Tennessee’s ‘Don’t Say Gay’ Guy Has A New Target: Poor Children

Tennessee’s ‘Don’t Say Gay’ Guy Has A New Target: Poor Children

Tennessee state senator Stacey Campfield (R-Knoxville) — already notorious for being the “Don’t Say Gay” guy — is at it again. Only now, he’s got his sights set on the children of needy families. He wants to take away nearly a third of their benefits unless the kids do well in school, and has co-sponsored a bill that’s set for a floor vote in the House Senate.

According to the Knoxville News Sentinel, Bill SB132 calls for “a 30 percent reduction in Temporary Assistance for Needy Families benefits to parents whose children are not making satisfactory progress in school.”

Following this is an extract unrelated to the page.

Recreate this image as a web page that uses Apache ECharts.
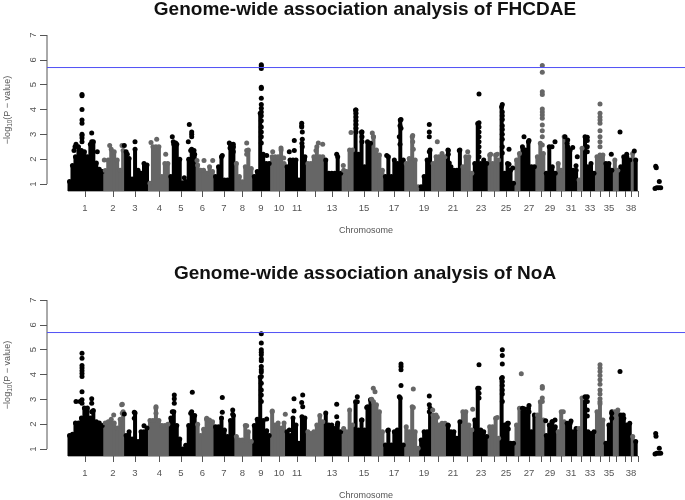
<!DOCTYPE html>
<html><head><meta charset="utf-8">
<style>html,body{margin:0;padding:0;background:#fff}#c{width:685px;height:500px}</style>
<script src="https://cdn.jsdelivr.net/npm/echarts@6/dist/echarts.min.js"></script>
</head><body><div id="c"></div>
<script>
var chromEdges=[21,56.5,77,102,123,148,166,189,206,223,240,260,276,295,308,324.7,338,357,371.3,384.7,399,413,426.3,442.3,452.3,468,474.7,488,497,509.7,518,531.3,538,549,558,566.3,572.3,583,586.3,591];
var tickPositions=[38,66,88,112.5,134,155.5,177,195.5,214,232,250,268.5,285,301.5,317,331,347,362,377,391,406,420,434,447,459,471,482,494,503,514,524,534,543,553,562,569,578,584,591];
var tickLabels=['1','2','3','4','5','6','7','8','9','10','11','','13','','15','','17','','19','','21','','23','','25','','27','','29','','31','','33','','35','','','38',''];
var yTicks=[1,2,3,4,5,6,7];
var threshold=5.69;

var fhcdaeTops=[1.1,1.75,2.1,2.5,2.35,2.3,2.1,2.6,2.7,1.85,1.6,1.5,
1.55,1.97,2.4,2.3,1.97,1.56,2.35,2.3,
2.03,1.2,2.4,1.56,1.43,1.83,1.77,1.03,
2.5,2.5,2.5,1.3,1.83,1.83,1.3,
2.6,2.6,2,1.05,1.1,2,2.4,2.2,
1.77,1.56,1.56,1.43,1.7,1.5,
1.3,1.7,2.1,1.16,1.16,2.6,2.5,1.83,
1.3,1.09,1.7,2.37,1.63,1.3,
1.5,3.85,2.2,1.83,1.83,
2.1,2.1,2.1,2.37,1.83,1.7,
1.97,1.97,1.97,1.16,2.64,2.1,
1.83,1.83,2.1,2.5,2.1,2.1,
1.97,1.43,1.43,1.43,2.1,1.43,
1.56,1.5,2.37,2.37,3.98,2.2,3.1,1.7,2.7,2.64,
2.9,2.37,2.17,1.56,1.3,2.1,1.3,1.97,1.83,3.58,
1.97,1.83,2.03,2.9,1.97,0.89,0.89,1.3,1.97,2.37,
1.83,2.1,2.1,2.23,2.1,2.37,1.7,1.56,1.56,2.37,
1.7,2.1,2.1,1.43,1.83,3.44,1.83,1.97,1.83,2.17,
1.83,2.17,1.97,4.11,1.43,1.83,1.56,1.03,1.97,2.23,
2.5,2.37,2.7,1.7,1.7,2.1,2.64,2.23,1.43,2.5,
1.7,1.43,1.83,1.56,2.9,2.64,2.37,1.56,1.56,1.16,
2.44,2.9,1.7,1.83,1.43,2.1,2.17,2.17,1.83,1.83,
1.56,1.97,1.56,1.7,2.1,2.1,1.97,2.23,1.97];

var noaTops=[1.55,1.6,2.05,2.05,2.25,2.65,2.65,2.25,2.55,2.1,2.05,1.95,
2.05,2.1,2.2,2.05,1.85,2.2,2.5,1.55,
1.7,1.4,2.45,1.3,1.7,1.7,1.85,
2.15,2.15,2.65,2.15,1.95,1.95,2,
2.25,2.5,1.95,1.4,1,1.15,1.95,2.5,2.35,
2,1.55,1.8,2.2,2.15,2.1,
1.9,1.9,2.25,1.77,1.5,2.15,2.35,
1.5,1.36,1.36,1.95,1.7,1.3,
1.95,2.2,3.9,2.15,1.7,1.55,
2.5,1.97,2.05,1.85,2.05,1.7,
1.55,2.25,1.97,1.23,2.3,2.25,
1.7,1.63,1.7,1.97,2.35,2.1,
2.45,1.97,1.97,1.83,2.05,1.7,
1.83,1.7,2.57,1.97,2.9,1.77,2.17,1.77,2.7,2.98,
2.9,2.78,2.5,1.7,1.16,1.77,1.16,1.7,1.77,3.05,
1.16,1.9,1.7,2.7,1.7,1.03,1.36,1.7,1.7,2.64,
2.37,2.37,1.97,2.04,2.04,1.97,1.7,1.7,1.43,2.1,
2.5,2.5,1.97,1.77,2.17,3.45,1.77,1.7,1.5,1.9,
1.9,2.24,1.43,3.85,1.97,2.04,1.23,1.23,1.97,2.64,
2.64,2.5,2.64,1.7,2.37,2.37,2.9,2.17,1.55,1.97,
2.1,1.9,1.7,2.5,2.1,2.04,2.04,1.7,1.83,1.83,
3.05,3.11,1.7,1.63,1.7,2.5,2.9,2.17,1.23,1.97,
2.5,2.5,2.57,2.37,2.24,1.97,2.04,1.5,1.3];

var fhcdaePeaks=[[35,4.6],[35,4.55],[35,4],[35,3.58],[35,3.45],[35,3],[35,2.95],[35,2.85],[35,2.7],[44.7,3.05],[44.7,2.7],[27,2.35],[28,2.5],[29,2.6],[50.3,2.3],
[57.3,1.97],[62.7,2.55],[75,2.55],[77.3,2.55],[80.3,2.2],[88,2.7],[104,2.67],[109.7,2.8],[118.7,2.2],
[125.3,2.9],[126.3,2.7],[128.7,2.65],[137.3,1.25],[142.3,3.4],[141.3,2.7],[144.7,3.1],[144.7,3],[144.7,2.9],[143.7,2.35],[147,2.35],
[150,1.95],[157,1.95],[165.7,1.95],[175.3,2.15],[182.3,2.65],[186.3,2.6],[183,2.45],[186.3,2.3],[199.7,2.65],[199.7,2.35],[199.7,2.2],
[214.3,5.8],[214.3,5.75],[214.3,5.65],[214.3,4.9],[214.3,4.85],[214.3,4.45],[214.3,4.2],[214.3,4.05],[214.3,3.9],[214.3,3.75],[214.3,3.55],[214.3,3.3],[214.3,3.1],[214.3,2.9],[214.3,2.65],[219.7,2.15],
[225.7,2.3],[234,2.45],[236.7,2.05],[242.3,2.3],[247.3,2.75],[247.3,2.35],[254.7,3.45],[254.7,3.35],[254.7,3.3],[255.3,3.1],[255.3,2.8],[255.3,2.5],
[269,2.35],[271.3,2.65],[275.7,2.6],[289.7,2.2],[296.3,1.75],[304,3.08],
[309,3.98],[309,3.85],[309,3.7],[309,3.55],[309,3.4],[309,3.25],[309,3.1],[315,3.1],[315,2.9],[315,2.7],[321.3,2.65],[325.3,3.05],[326.3,2.9],[339.7,2.15],
[354,3.6],[353,3.35],[354,3.25],[352.3,2.9],[353,2.6],[365.7,2.95],[365.7,2.7],[366.3,2.4],
[382.3,3.4],[382.3,3.1],[382.3,2.9],[382.3,2.3],[390.3,2.7],[401.3,2.35],[401.3,2.2],[402.3,1.85],[412.3,2.35],[420.7,2.3],
[432,4.62],[432,3.47],[432,3.3],[432,3.1],[432,2.9],[432,2.7],[432,2.5],[432,2.3],[432,2.1],[443.7,2.2],[450.3,2.2],
[455.3,4.2],[455.3,3.9],[455.3,3.75],[455.3,3.6],[455.3,3.35],[455.3,3.2],[455.3,3],[455.3,2.8],[455.3,2.5],[455.3,2.25],[462,2.4],[462,1.8],[465.7,1.65],
[477,2.9],[482,2.75],
[495.3,5.77],[495.3,5.5],[495.3,4.72],[495.3,4.6],[495.3,4.02],[495.3,3.9],[495.3,3.78],[495.3,3.65],[495.3,3.38],[495.3,3.15],[495.3,2.9],[495.3,2.57],
[505,2.5],[508,2.7],[518,2.9],[520.7,2.77],[520.7,2.5],[525.7,2.47],[529,1.74],[530.3,2.1],
[540.3,2.88],[540.3,2.75],[540.3,2.5],[540.3,2.3],
[553,4.22],[553,3.85],[553,3.7],[553,3.58],[553,3.45],[553,3.15],[553,2.9],[553,2.7],[553,2.5],
[564.3,2.2],[573,3.1],[579.7,2.2],[587.3,2.33],
[608.7,1.72],[609.3,1.66],[612.3,1.1],[611.7,0.85],[609.7,0.85],[613.7,0.85],[608,0.82]];

var noaPeaks=[[35,4.86],[35,4.66],[35,4.36],[35,4.26],[35,4.15],[35,4.04],[35,3.92],[35,3.31],[35,2.98],[35,2.84],[29,2.91],[33,2.91],[44.7,3.02],[44.7,2.84],[44.7,2.5],
[66.7,2.37],[74.7,2.78],[75.3,2.44],[75.3,2.8],[77.3,2.41],[87.3,2.48],[87.3,2.24],[97,1.94],[109,2.7],[109,2.44],
[127.3,3.18],[127.3,3.02],[127.3,2.84],[125.3,2.5],[145.3,3.29],[143.7,2.44],[159.7,2.24],[162.3,2.17],
[175.3,3.07],[175.3,2.48],[185.7,2.57],[185.7,2.4],[199.7,1.94],
[214.3,5.64],[214.3,5.27],[214.3,5],[214.3,4.9],[214.3,4.8],[214.3,4.63],[214.3,4.55],[214.3,4.32],[214.3,4.19],[214.3,4.1],[214.3,3.92],[214.3,3.65],[214.3,3.38],[214.3,3.18],[214.3,2.91],[219.7,2.21],[219.7,1.74],
[225.3,2.53],[238.3,2.4],[242.3,1.77],[247,3.02],[247,2.53],[255.7,3.18],[254.7,2.87],[255.7,2.7],
[289.7,2.8],[289.7,2.3],[290.3,1.97],
[310.3,3.11],[310.3,2.9],[315,2.17],[319.7,2.67],[326.3,3.45],[328,3.31],[324.7,3],[340.7,1.74],
[354,4.42],[354,4.32],[354,4.19],[354,3.56],[352.3,3.11],[366.3,3.42],[366.3,2.67],[382.3,3.14],[382.3,2.78],[382.3,2.5],[385.7,2.57],[390.3,2.28],[401.3,1.94],
[432,4.39],[432,3.45],[432,3.25],[432,3.05],[425.7,2.6],[450.3,2.27],
[455.3,5],[455.3,4.77],[455.3,4.42],[455.3,3.88],[455.3,3.72],[455.3,3.56],[455.3,3.38],[455.3,3.22],[455.3,2.91],[461.3,2.04],[461.3,1.81],
[474.3,4.03],[482,2.75],[482,2.5],[477,2.62],
[495.3,3.52],[495.3,3.45],[495.3,3.05],[495.3,2.91],[498.7,2.14],[508,2.17],[505,2.1],[516.3,2.5],[524,2.13],
[540.3,3.11],[540.3,2.91],[540.3,2.57],[540.3,2.33],
[553,4.39],[553,4.26],[553,4.12],[553,3.96],[553,3.79],[553,3.61],[553,3.38],[553,3.22],[553,3.02],[553,2.82],
[564.7,2.44],[564.7,2.24],[573,4.12],[576.3,2.37],
[608.7,1.63],[609,1.52],[612.3,1.03],[609.7,0.83],[611.7,0.83],[613.7,0.83],[608,0.8]];

var BLACK='#000',GREY='#666',AXIS='#555',BLUE='#5050f5',FONT='"Liberation Sans",Arial,sans-serif';
var X_MAX=638,Y_MIN=0.72,COL_START=22.5,COL_STEP=2.98;

function colorAt(x){
  for(var i=0;i<chromEdges.length-1;i++){
    if(x>=chromEdges[i]&&x<chromEdges[i+1])return i%2===0?BLACK:GREY;
  }
  return BLACK;
}
function bars(tops){return tops.map(function(v,i){var x=COL_START+i*COL_STEP;return {value:[x,v],itemStyle:{color:colorAt(x),opacity:1}};});}
function dots(points){return points.map(function(p){return {value:p,itemStyle:{color:colorAt(p[0]),opacity:1}};});}
function caps(tops){return tops.map(function(v,i){return [COL_START+i*COL_STEP,v];});}
function line(g,data,color,z){return {type:'line',xAxisIndex:g,yAxisIndex:g,data:data,symbol:'none',silent:true,clip:false,z:z,
  lineStyle:{color:color,width:1}};}

var labelled=tickPositions.filter(function(_,i){return tickLabels[i]!=='';});
function xAxis(g){return {gridIndex:g,type:'value',min:0,max:X_MAX,
  name:'Chromosome',nameLocation:'middle',nameGap:35,nameTextStyle:{fontFamily:FONT,fontSize:9,color:AXIS},
  axisLine:{show:false},splitLine:{show:false},
  axisTick:{show:true,length:6,customValues:tickPositions,lineStyle:{color:AXIS,width:1}},
  axisLabel:{show:true,margin:12,fontFamily:FONT,fontSize:9.5,color:AXIS,customValues:labelled,
    formatter:function(v){return tickLabels[tickPositions.indexOf(v)];}}};}
function yAxis(g){return {gridIndex:g,type:'value',min:Y_MIN,max:7,
  name:'{a|\u2212log}{s|10}{a|(P \u2212 value)}',nameLocation:'middle',nameGap:33,nameRotate:90,
  nameTextStyle:{padding:[0,0,0,6],rich:{a:{fontFamily:FONT,fontSize:9,color:AXIS},s:{fontFamily:FONT,fontSize:6.5,color:AXIS,verticalAlign:'bottom',padding:[5,0,0,0]}}},
  axisLine:{show:false},splitLine:{show:false},
  axisTick:{show:true,length:7,customValues:yTicks,lineStyle:{color:AXIS,width:1}},
  axisLabel:{show:true,rotate:90,margin:9,fontFamily:FONT,fontSize:9.5,color:AXIS,customValues:yTicks,verticalAlign:'bottom',align:'center'}};}
function panel(g,tops,peaks){return [
  {type:'bar',xAxisIndex:g,yAxisIndex:g,barWidth:4,data:bars(tops),silent:true,z:2},
  {type:'scatter',xAxisIndex:g,yAxisIndex:g,symbolSize:5,data:dots(caps(tops)),silent:true,z:3},
  {type:'scatter',xAxisIndex:g,yAxisIndex:g,symbolSize:5,data:dots(peaks),silent:true,z:3},
  line(g,[[0,threshold],[X_MAX,threshold]],BLUE,4),
  line(g,[[COL_START-1.5,Y_MIN],[X_MAX-47,Y_MIN]],AXIS,1),
  line(g,[[0,yTicks[0]],[0,yTicks[yTicks.length-1]]],AXIS,1)
];}

var chart=echarts.init(document.getElementById('c'),null,{renderer:'canvas'});
chart.setOption({
  animation:false,backgroundColor:'#fff',
  title:[
    {text:'Genome-wide association analysis of FHCDAE',left:360,top:-5,textAlign:'center',textStyle:{fontFamily:FONT,fontWeight:'bold',fontSize:19,color:'#111'}},
    {text:'Genome-wide association analysis of NoA',left:360,top:259,textAlign:'center',textStyle:{fontFamily:FONT,fontWeight:'bold',fontSize:19,color:'#111'}}
  ],
  grid:[
    {left:47,width:X_MAX,top:35,height:156,outerBoundsMode:'none'},
    {left:47,width:X_MAX,top:300,height:156,outerBoundsMode:'none'}
  ],
  xAxis:[xAxis(0),xAxis(1)],
  yAxis:[yAxis(0),yAxis(1)],
  series:panel(0,fhcdaeTops,fhcdaePeaks).concat(panel(1,noaTops,noaPeaks))
});
</script></body></html>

The legislation has cleared committees of both the state House and Senate after being revised by its Republican sponsors (Campfield and Vance Dennis of Savannah) to include certain exclusions—children with handicaps or learning disabilities are now not expected to excel at the same level as other children—and already cash-strapped parents can enroll in parenting classes, sign their kids up for a tutoring program or attend parent-teacher conferences to avoid the benefit reductions. It also does not apply to home-schooling families.

Dennis told the House Health Subcommittee that the new and improved measure now only targets “parents who do nothing.”

Rep. Gloria Johnson of Knoxville, a Democrat and a teacher, criticized the bill, saying it “will still put “the burden of the family budget on children’s performance in school.” She also pointed out that there are no similar penalties for well-to-do parents whose children who aren’t doing well in school, but take no action.

House Democratic Caucus Chairman Mike Turner of Nashville expressed concern for children with undiagnosed learning disabilities, saying that school performance notwithstanding, “the kid still has to eat.” Turner responded by suggesting that the bill will actually help children, by pushing parents to have learning disabilities diagnosed — presumably out of fear of losing crucial subsistence benefits.

Campfield, who once said, “That bullying thing is the biggest lark out there,” seems to be far more concerned with the actual well-being of children when there’s homosexuality involved — his “Don’t Say Gay” bill called for parental notification when a child has even discussed the subject with a school official. “I think it’s important that, if they’re doing something that’s potentially dangerous or life-threatening, that you should get parents involved,” he reasoned.

Apparently removing poor parents’ ability to feed, clothe and house their children doesn’t come under Campfield’s definition of “potentially dangerous and life-threatening.”